--- Requirement ---
Give back exactly the lines from the beginning of the listing below to the line holding "let myChart = echarts.init(document.getElementById('chart'));", both ends included; the pictures stay out.

--- Data excerpt ---

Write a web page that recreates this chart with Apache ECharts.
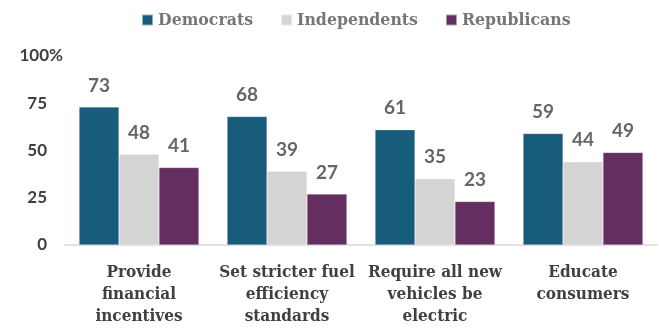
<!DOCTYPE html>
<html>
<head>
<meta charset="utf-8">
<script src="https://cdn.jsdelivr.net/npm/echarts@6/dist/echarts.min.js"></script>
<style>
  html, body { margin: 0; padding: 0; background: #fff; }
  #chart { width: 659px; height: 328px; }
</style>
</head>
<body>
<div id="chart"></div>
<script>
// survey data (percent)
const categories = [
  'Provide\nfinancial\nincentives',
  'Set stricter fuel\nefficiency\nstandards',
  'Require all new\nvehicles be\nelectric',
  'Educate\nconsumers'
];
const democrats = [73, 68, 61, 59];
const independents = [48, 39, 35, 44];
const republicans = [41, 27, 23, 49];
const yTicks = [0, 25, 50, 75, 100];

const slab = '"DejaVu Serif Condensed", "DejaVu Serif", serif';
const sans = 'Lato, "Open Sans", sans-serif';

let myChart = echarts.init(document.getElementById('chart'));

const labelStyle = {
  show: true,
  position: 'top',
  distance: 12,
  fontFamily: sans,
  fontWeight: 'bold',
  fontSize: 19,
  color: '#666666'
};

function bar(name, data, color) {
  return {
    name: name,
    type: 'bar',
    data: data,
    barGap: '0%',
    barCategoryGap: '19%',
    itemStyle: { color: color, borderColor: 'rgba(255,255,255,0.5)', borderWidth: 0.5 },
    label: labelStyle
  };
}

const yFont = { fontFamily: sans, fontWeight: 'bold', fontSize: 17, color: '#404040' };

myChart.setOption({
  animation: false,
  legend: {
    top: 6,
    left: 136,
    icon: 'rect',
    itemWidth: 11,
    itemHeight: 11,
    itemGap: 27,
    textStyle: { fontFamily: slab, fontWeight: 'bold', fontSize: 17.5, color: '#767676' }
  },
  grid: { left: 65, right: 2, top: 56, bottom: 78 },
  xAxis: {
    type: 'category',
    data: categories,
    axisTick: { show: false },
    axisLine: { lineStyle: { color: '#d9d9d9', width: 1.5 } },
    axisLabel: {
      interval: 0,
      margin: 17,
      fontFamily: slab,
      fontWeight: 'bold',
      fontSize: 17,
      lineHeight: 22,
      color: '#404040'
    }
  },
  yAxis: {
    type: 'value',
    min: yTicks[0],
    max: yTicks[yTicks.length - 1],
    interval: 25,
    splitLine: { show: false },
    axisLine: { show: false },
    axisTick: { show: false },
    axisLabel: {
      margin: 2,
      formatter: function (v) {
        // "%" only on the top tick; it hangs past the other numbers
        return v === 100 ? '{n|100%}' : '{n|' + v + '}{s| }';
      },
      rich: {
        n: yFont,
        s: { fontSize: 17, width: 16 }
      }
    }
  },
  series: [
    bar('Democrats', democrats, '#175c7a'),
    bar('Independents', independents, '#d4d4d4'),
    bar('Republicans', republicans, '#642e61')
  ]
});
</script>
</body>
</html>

--- Result below ---
Write a web page that recreates this chart with Apache ECharts.
<!DOCTYPE html>
<html>
<head>
<meta charset="utf-8">
<script src="https://cdn.jsdelivr.net/npm/echarts@6/dist/echarts.min.js"></script>
<style>
  html, body { margin: 0; padding: 0; background: #fff; }
  #chart { width: 659px; height: 328px; }
</style>
</head>
<body>
<div id="chart"></div>
<script>
// survey data (percent)
const categories = [
  'Provide\nfinancial\nincentives',
  'Set stricter fuel\nefficiency\nstandards',
  'Require all new\nvehicles be\nelectric',
  'Educate\nconsumers'
];
const democrats = [73, 68, 61, 59];
const independents = [48, 39, 35, 44];
const republicans = [41, 27, 23, 49];
const yTicks = [0, 25, 50, 75, 100];

const slab = '"DejaVu Serif Condensed", "DejaVu Serif", serif';
const sans = 'Lato, "Open Sans", sans-serif';

let myChart = echarts.init(document.getElementById('chart'));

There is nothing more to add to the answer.